Bloomberg Tax Insights & Commentary is featuring a recurring questionnaire of prominent tax professionals who are willing to share their thoughts about their work and the practice of tax these days. Today we feature Kathleen (Katie) Semanski, a tax partner in Proskauer’s New York office.
What is the biggest challenge that tax practitioners are facing in 2026?
It’s the same challenge facing the entire legal industry: how to evolve our practice in light of developments of technology, particularly artificial intelligence. Even the most luddite among us can predict that AI will have, and is already having, a transformative effect on the practice of law. And we are still in the early stages.
For tax practitioners, identifying potential use cases for AI requires a bit more creativity. Reviewing the “tax provisions” of legal documents is part of the job, but it’s just one part. Much of what we do as tax practitioners is non-linear. It requires synthesizing large amounts of disparate information—both factual and legal—and often with many moving parts, identifying potential tax implications, and collaborating with the client and team members on strategies to achieve efficiencies and reduce risk.
This is as much art as it is science. AI technology isn’t quite ready for sophisticated tax and structure analysis, although it’s improving every day. That said, it represents a tremendous opportunity for anyone who can harness it.
What tax issue keeps you up at night?
Compliance, compliance, compliance. Much of my practice is transaction-driven. We review the business deal, conduct diligence, advise on tax implications, collaborate on structuring. We draft and review documents, and we shepherd the transaction to a successful closing. Then, in many cases, our role is done.
What continues to keep me up at night is thinking about what comes next. Our clients are responsible for ensuring go-forward compliance and reporting. Not only is this process administratively burdensome, but it also can represent significant financial risk, such as where favorable tax treatment is dependent on proper reporting, or where there are material financial penalties for noncompliance.
I see the pressure this puts on our client’s tax and compliance teams. Advances in legal technology hopefully will alleviate much of this, but I think some of the difficulty is simply inherent in the rules. It’s not an easy problem to solve.
What’s the biggest lesson you learned in your early years of practice?

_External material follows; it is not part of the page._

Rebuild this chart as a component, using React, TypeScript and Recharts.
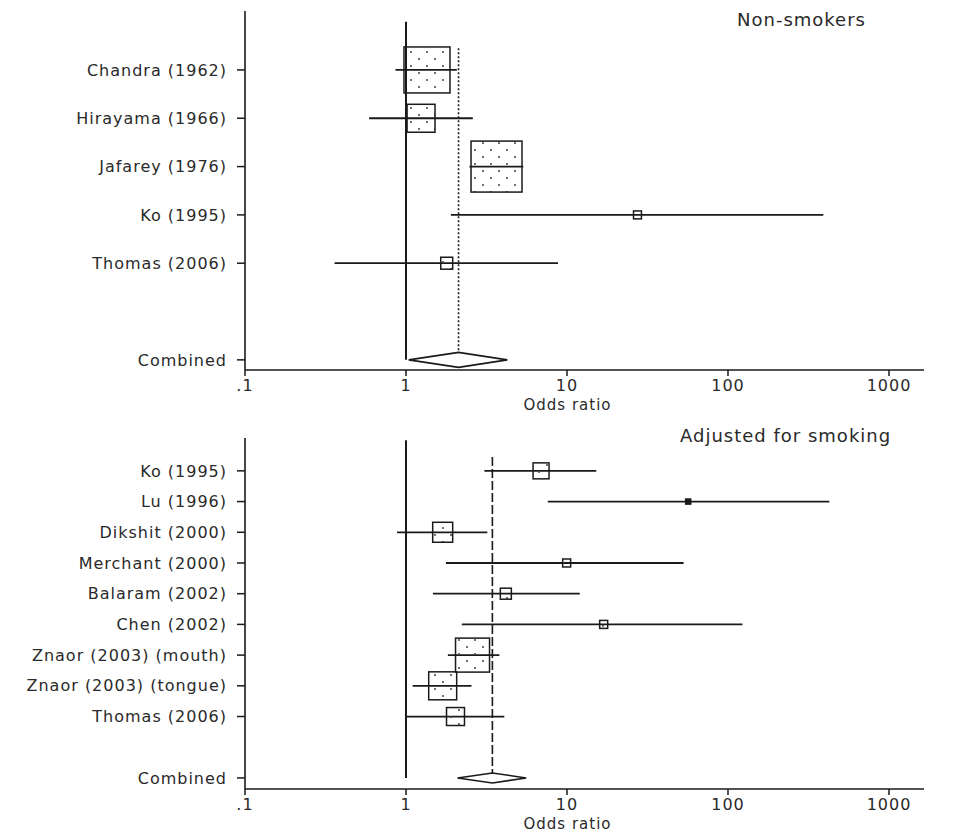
import { ScatterChart, Scatter, XAxis, YAxis, ReferenceLine } from 'recharts'

// Non-smokers panel
const nsStudies = ['Chandra (1962)', 'Hirayama (1966)', 'Jafarey (1976)', 'Ko (1995)', 'Thomas (2006)']
const nsOdds = [1.35, 1.24, 3.65, 27.4, 1.79]
const nsLower = [0.86, 0.59, 2.48, 1.9, 0.36]
const nsUpper = [2.07, 2.6, 5.35, 391, 8.8]
const nsWeights = [37.1, 13.7, 45.6, 1.1, 2.5]
const nsCombined = [1.04, 2.12, 4.26] // lower, estimate, upper

// Adjusted for smoking panel
const adjStudies = [
  'Ko (1995)',
  'Lu (1996)',
  'Dikshit (2000)',
  'Merchant (2000)',
  'Balaram (2002)',
  'Chen (2002)',
  'Znaor (2003) (mouth)',
  'Znaor (2003) (tongue)',
  'Thomas (2006)',
]
const adjOdds = [6.9, 56.6, 1.69, 9.95, 4.17, 16.9, 2.59, 1.69, 2.03]
const adjLower = [3.07, 7.6, 0.88, 1.77, 1.47, 2.22, 1.82, 1.1, 1.0]
const adjUpper = [15.2, 426, 3.2, 53, 12.0, 123, 3.8, 2.55, 4.08]
const adjWeights = [8.0, 0.8, 12.5, 2.0, 3.8, 2.0, 36.2, 24.5, 10.1]
const adjCombined = [2.09, 3.44, 5.58]

const oddsTicks = [0.1, 1, 10, 100, 1000]

const INK = '#1a1a1a'
const TEXT = '#2a2a2a'

interface PanelProps {
  studies: string[]
  odds: number[]
  lower: number[]
  upper: number[]
  weights: number[]
  combined: number[]
  boxScale: number
  diamondHalf: number
  pooledDash: string
  rowPad: [number, number]
  height: number
  marginTop: number
  marginBottom: number
}

function ForestPanel({
  studies, odds, lower, upper, weights, combined,
  boxScale, diamondHalf, pooledDash, rowPad, height, marginTop, marginBottom,
}: PanelProps) {
  const combinedRow = studies.length + 1
  const data = studies.map((name, i) => ({ name, row: i, est: odds[i], weight: weights[i] }))
  const rowTicks = [...studies.map((_, i) => i), combinedRow]
  const [lo, est, hi] = combined

  const box = (props: any) => {
    const { cx, cy, payload } = props
    const s = Math.sqrt(payload.weight) * boxScale
    // very small boxes print as a solid dot
    return (
      <rect x={cx - s / 2} y={cy - s / 2} width={s} height={s}
        fill={s < 6 ? INK : 'url(#stipple)'} stroke={INK} strokeWidth={1.5} />
    )
  }

  const diamond = (props: any) => {
    const { x1, x2, y1 } = props
    const xc = x1 + (x2 - x1) * (Math.log(est / lo) / Math.log(hi / lo))
    return (
      <polygon
        points={`${x1},${y1} ${xc},${y1 - diamondHalf} ${x2},${y1} ${xc},${y1 + diamondHalf}`}
        fill="#fff" stroke={INK} strokeWidth={1.6} />
    )
  }

  return (
    <ScatterChart width={960} height={height}
      margin={{ top: marginTop, right: 36, bottom: marginBottom, left: 5 }}>
      <XAxis type="number" dataKey="est" scale="log" domain={[0.1, 1650]} allowDataOverflow
        ticks={oddsTicks} interval={0}
        tickFormatter={(v: number) => (v === 0.1 ? '.1' : String(v))}
        axisLine={{ stroke: INK, strokeWidth: 1.6 }}
        tickLine={{ stroke: INK, strokeWidth: 1.5 }} tickSize={6} tickMargin={4}
        tick={{ fill: TEXT, fontSize: 16 }} height={29}
        label={{ value: 'Odds ratio', position: 'bottom', offset: 0, dx: -17, fill: TEXT, fontSize: 15 }} />
      <YAxis type="number" dataKey="row" reversed allowDataOverflow
        domain={[rowPad[0], combinedRow + rowPad[1]]}
        ticks={rowTicks} interval={0}
        tickFormatter={(v: number) => (v === combinedRow ? 'Combined' : studies[v])}
        axisLine={{ stroke: INK, strokeWidth: 1.6 }}
        tickLine={{ stroke: INK, strokeWidth: 1.5 }} tickSize={8} tickMargin={10}
        tick={{ fill: TEXT, fontSize: 16 }} width={240} />

      {studies.map((name, i) => (
        <ReferenceLine key={name + i}
          segment={[{ x: lower[i], y: i }, { x: upper[i], y: i }]}
          stroke={INK} strokeWidth={1.8} />
      ))}
      <ReferenceLine segment={[{ x: 1, y: -1 }, { x: 1, y: combinedRow }]}
        stroke={INK} strokeWidth={2} />
      <ReferenceLine segment={[{ x: est, y: -0.45 }, { x: est, y: combinedRow }]}
        stroke={INK} strokeWidth={1.6} strokeDasharray={pooledDash} />
      <ReferenceLine segment={[{ x: lo, y: combinedRow }, { x: hi, y: combinedRow }]}
        shape={diamond} />

      <Scatter data={data} shape={box} isAnimationActive={false} />
    </ScatterChart>
  )
}

export default function App() {
  return (
    <div style={{
      position: 'absolute', left: 0, top: 0, width: 960, height: 832, background: '#fff',
      fontFamily: '"DejaVu Sans", sans-serif', letterSpacing: '1px',
    }}>
      <svg width={0} height={0} style={{ position: 'absolute' }}>
        <defs>
          <pattern id="stipple" patternUnits="userSpaceOnUse" width={16} height={14}>
            <circle cx={3} cy={3} r={1} fill="#444" />
            <circle cx={11} cy={10} r={1} fill="#444" />
          </pattern>
        </defs>
      </svg>

      <div style={{ position: 'absolute', left: 0, top: 0 }}>
        <ForestPanel studies={nsStudies} odds={nsOdds} lower={nsLower} upper={nsUpper}
          weights={nsWeights} combined={nsCombined} boxScale={7.55} diamondHalf={7.5}
          pooledDash="2 2" rowPad={[-1.22, 0.21]} height={420} marginTop={11} marginBottom={21} />
      </div>
      <div style={{ position: 'absolute', left: 0, top: 420 }}>
        <ForestPanel studies={adjStudies} odds={adjOdds} lower={adjLower} upper={adjUpper}
          weights={adjWeights} combined={adjCombined} boxScale={5.65} diamondHalf={5}
          pooledDash="9 3" rowPad={[-1.07, 0.36]} height={412} marginTop={18} marginBottom={14} />
      </div>

      <div style={{ position: 'absolute', left: 737, top: 10, fontSize: 18, lineHeight: '20px', color: TEXT }}>
        Non-smokers
      </div>
      <div style={{ position: 'absolute', left: 680, top: 426, fontSize: 18, lineHeight: '20px', color: TEXT }}>
        Adjusted for smoking
      </div>
    </div>
  )
}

Don’t make a simple thing hard. This is a favorite saying of my colleague and mentor, Martin Hamilton. It’s tempting to always reach for further tax optimization. But this optimization often comes with costs: time, operational complexity, commercial friction, and (sometimes) even risk.
For some transactions, the juice is worth is squeeze. In others, speed, flexibility, and operational ease matter most. An effective tax adviser is looking at the whole picture.
What is one section of the tax code that you’d like to change?
Section 7874. This provision was introduced to the Internal Revenue Code in 2004 primarily to discourage tax-driven re-domiciling of US multinational corporations in jurisdictions outside of the US. However, the provision applies not only to inversions of US corporations but also to US partnerships. The result is a number of counterintuitive applications that don’t seem to serve a clear policy purpose and are potentially traps for the unwary.
What was the last thing you believed beyond a reasonable doubt?
The practice of tax law is a team sport. It’s intellectually rewarding and at times even fun. But it can also be immensely challenging. The Code and Treasury Regulations are dense and labyrinthine in complexity but still leave many questions unanswered. Transactions are increasingly complex and client expectations are high.
Having colleagues with whom to collaborate on structures and work through thorny substantive issues is indispensable. I’m fortunate to work with a team of brilliant lawyers and all-around great people—I wouldn’t have made it this far in my career without them.
This article does not necessarily reflect the opinion of Bloomberg Industry Group, Inc., the publisher of Bloomberg Law, Bloomberg Tax, and Bloomberg Government, or its owners.